The art of wasting time: sociability, friendship, community and holidays

Publication Type:
Journal Article
Citation:
Leisure Studies, 2017, 36 (1), pp. 1 - 20
Issue Date:
2017-01-02
Full metadata record
© 2015 Taylor & Francis. Slow tourism is motivated by the desire for personal and communal well-being. It emerged as an antidote to the fast-paced imperatives of global capitalism that urge the entrepreneurial self to speed up and work harder to achieve and demonstrate desired social status. The entrepreneurial self can be understood in the contexts of neoliberalism and the class- and gender-based histories of time-thrift and rational recreation; the entrepreneurial self uses leisure time purposively in the pursuit of status, avoids idle pursuits and has restricted capacity to experience leisurely social relationships.

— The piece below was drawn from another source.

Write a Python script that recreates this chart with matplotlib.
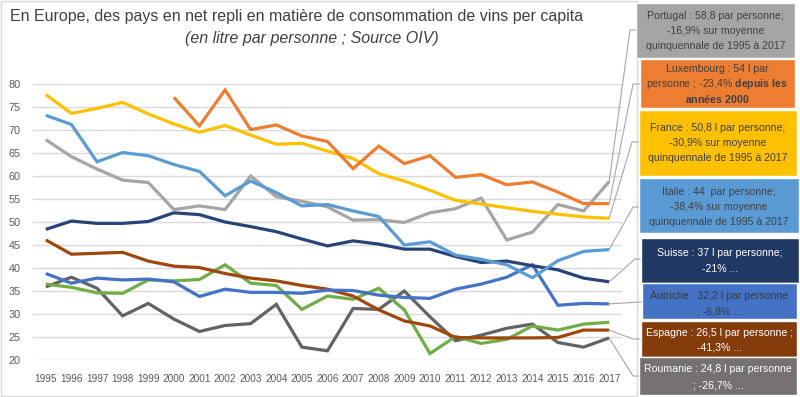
import matplotlib
matplotlib.use("Agg")
import matplotlib.pyplot as plt
from matplotlib import font_manager
from matplotlib.patches import Rectangle
from matplotlib.lines import Line2D

installed = {f.name for f in font_manager.fontManager.ttflist}
FONT = next(f for f in ["Liberation Sans Narrow", "Liberation Sans", "DejaVu Sans"] if f in installed)
plt.rcParams['font.family'] = [FONT, 'DejaVu Sans']
plt.rcParams['mathtext.fontset'] = 'custom'
plt.rcParams['mathtext.rm'] = FONT
plt.rcParams['mathtext.bf'] = FONT + ':bold'

years = list(range(1995, 2018))

portugal = [67.9, 64.2, 61.5, 59.1, 58.6, 52.7, 53.5, 52.7, 60.0, 55.5, 54.5, 53.3,
            50.4, 50.5, 49.9, 52.0, 52.9, 55.2, 46.1, 47.8, 53.8, 52.4, 58.8]
luxembourg = [None] * 5 + [77.1, 70.9, 78.7, 70.1, 71.1, 68.7, 67.5,
                           61.6, 66.5, 62.7, 64.4, 59.7, 60.3, 58.1, 58.7, 56.5, 54.0, 54.0]
france = [77.7, 73.6, 74.7, 76.0, 73.5, 71.3, 69.5, 71.0, 68.9, 66.9, 67.1, 65.4,
          63.8, 60.5, 58.9, 56.9, 54.7, 53.9, 53.1, 52.3, 51.7, 51.1, 50.8]
italie = [73.2, 71.2, 63.1, 65.1, 64.4, 62.5, 61.0, 55.7, 58.9, 56.4, 53.5, 53.8,
          52.4, 51.2, 45.0, 45.7, 42.8, 41.9, 40.7, 37.9, 41.6, 43.6, 44.0]
suisse = [48.4, 50.2, 49.7, 49.7, 50.1, 52.0, 51.6, 50.0, 49.0, 47.9, 46.3, 44.8,
          45.9, 45.2, 44.1, 44.1, 42.5, 41.2, 41.5, 40.5, 39.6, 37.8, 37.0]
autriche = [38.8, 36.7, 37.8, 37.4, 37.6, 37.0, 33.8, 35.4, 34.7, 34.7, 34.5, 35.2,
            35.1, 34.1, 33.6, 33.4, 35.4, 36.5, 38.0, 40.7, 31.9, 32.3, 32.2]
espagne = [46.1, 43.0, 43.2, 43.4, 41.5, 40.4, 40.1, 38.8, 37.8, 37.2, 36.2, 35.4,
           33.9, 30.9, 28.5, 27.4, 24.9, 24.8, 24.8, 24.8, 24.9, 26.5, 26.5]
grece = [36.5, 35.8, 34.6, 34.5, 37.4, 37.2, 37.5, 40.7, 36.7, 36.2, 31.0, 33.9,
         33.2, 35.6, 30.9, 21.4, 25.1, 23.6, 24.5, 27.4, 26.5, 27.8, 28.2]
roumanie = [35.9, 38.0, 35.6, 29.6, 32.3, 28.9, 26.2, 27.5, 27.9, 32.1, 22.8, 22.0,
            31.2, 31.0, 35.0, 29.4, 24.2, 25.4, 26.9, 27.8, 23.8, 22.8, 24.8]

series = [
    ("Roumanie", roumanie, "#636363"),
    ("Grèce", grece, "#70AD47"),
    ("Espagne", espagne, "#9E480E"),
    ("Autriche", autriche, "#4472C4"),
    ("Suisse", suisse, "#264478"),
    ("Portugal", portugal, "#A5A5A5"),
    ("Italie", italie, "#5B9BD5"),
    ("France", france, "#FFC000"),
    ("Luxembourg", luxembourg, "#ED7D31"),
]

W, H = 800, 397
fig = plt.figure(figsize=(W / 100, H / 100), dpi=100)


def fx(px):
    return px / W


def fy(py):
    return 1 - py / H


# chart frame
fig.patches.append(Rectangle((fx(1), fy(396)), fx(636), 395 / H, transform=fig.transFigure,
                             fill=False, edgecolor="#D9D9D9", lw=1))

ax = fig.add_axes([fx(33), fy(360), fx(622 - 33), (360 - 84) / H])
x = list(range(len(years)))
for name, vals, col in series:
    xs = [i for i, v in zip(x, vals) if v is not None]
    ys = [v for v in vals if v is not None]
    ax.plot(xs, ys, color=col, lw=2.3, solid_joinstyle="miter", solid_capstyle="butt")

ax.set_xlim(-0.5, len(years) - 0.5)
ax.set_ylim(20, 80)
ax.set_yticks(range(20, 81, 5))
ax.set_xticks(x)
ax.set_xticklabels([str(y) for y in years])
ax.grid(axis="y", color="#D9D9D9", lw=1)
ax.set_axisbelow(True)
for s in ax.spines.values():
    s.set_visible(False)
ax.tick_params(length=0, colors="#595959")
ax.tick_params(axis="y", pad=9, labelsize=7.8)
ax.tick_params(axis="x", pad=10, labelsize=7.2)

fig.text(fx(10), fy(16), "En Europe, des pays en net repli en matière de consommation de vins per capita",
         fontsize=11.5, color="#404040", ha="left", va="center")
fig.text(fx(312), fy(38), "(en litre par personne ; Source OIV)", fontsize=11.5, color="#404040",
         ha="center", va="center", style="italic")

# annotation boxes: (series, box x0, y0, x1, y1, colour, text colour, lines, line y, elbow)
boxes = [
    (portugal, 636, 3, 795, 58, "#A5A5A5", "#404040",
     ["Portugal : 58,8 par personne;", "-16,9% sur moyenne", "quinquennale de 1995 à 2017"], [16, 31, 46], (630, 30)),
    (luxembourg, 640, 59, 795, 108, "#ED7D31", "#404040",
     ["Luxembourg : 54 l par", "personne ; -23,4% $\\mathbf{depuis\\ les}$", "$\\mathbf{années\\ 2000}$"], [69, 84, 99], (633, 84)),
    (france, 639, 110, 797, 176, "#FFC000", "#404040",
     ["France : 50,8 l par personne;", "-30,9% sur moyenne", "quinquennale de 1995 à 2017"], [128, 143, 158], (632, 142)),
    (italie, 639, 178, 799, 233, "#5B9BD5", "#404040",
     ["Italie : 44  par personne;", "-38,4% sur moyenne", "quinquennale de 1995 à 2017"], [192, 207, 222], (633, 207)),
    (suisse, 641, 238, 799, 283, "#203864", "white",
     ["Suisse : 37 l par personne;", "-21% ..."], [253, 269], (635, 259)),
    (autriche, 642, 283, 797, 319, "#4472C4", "#3A3A3A",
     ["Autriche : 32,2 l par personne", "; -6,8% ..."], [296, 312], (640, 302)),
    (espagne, 641, 321, 797, 357, "#843C0C", "white",
     ["Espagne : 26,5 l par personne ;", "-41,3% ..."], [333, 348], (633, 339)),
    (roumanie, 639, 357, 797, 395, "#767171", "white",
     ["Roumanie : 24,8 l par personne", "; -26,7% ..."], [369, 385], (633, 376)),
]

fig.canvas.draw()
inv = fig.transFigure.inverted()
for vals, x0, y0, x1, y1, col, tcol, lines, ly, elbow in boxes:
    sx, sy = inv.transform(ax.transData.transform((len(years) - 1, vals[-1])))
    ex, ey = elbow
    fig.lines.append(Line2D([sx, fx(ex), fx(x0)], [sy, fy(ey), fy(ey)], transform=fig.transFigure,
                            color="#A6A6A6", lw=0.8))
    fig.patches.append(Rectangle((fx(x0), fy(y1)), fx(x1 - x0), (y1 - y0) / H, transform=fig.transFigure,
                                 facecolor=col, edgecolor="white", lw=1, zorder=3))
    cx = fx((x0 + x1) / 2)
    for t, yy in zip(lines, ly):
        fig.text(cx, fy(yy), t, color=tcol, fontsize=7.6, ha="center", va="center", zorder=4)

fig.savefig("out.png", dpi=100)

In this article, it is argued that leisurely social relations can be reclaimed by letting go, even temporarily, of time-thrift and the compulsion to use leisure time purposively. Data drawn from in-depth interviews with repeat visitors at two Australian caravan parks revealed that for the period of their holiday the tourists relax, refuse to be driven by schedules, socialise with other tourists and feel no compulsion to use time purposively. The key reasons the tourists return to the parks each year were for the friendships and the sense of community they experience as part of the holiday. Slow tourism by its very nature rejects time-thrift, however, as the movement is harnessed by global capitalism, slow tourism risks becoming a source of conspicuous consumption. The findings of this study suggest that friendship and community thrive more readily in conditions where the need to achieve and demonstrate social status is discarded along with time-thrift.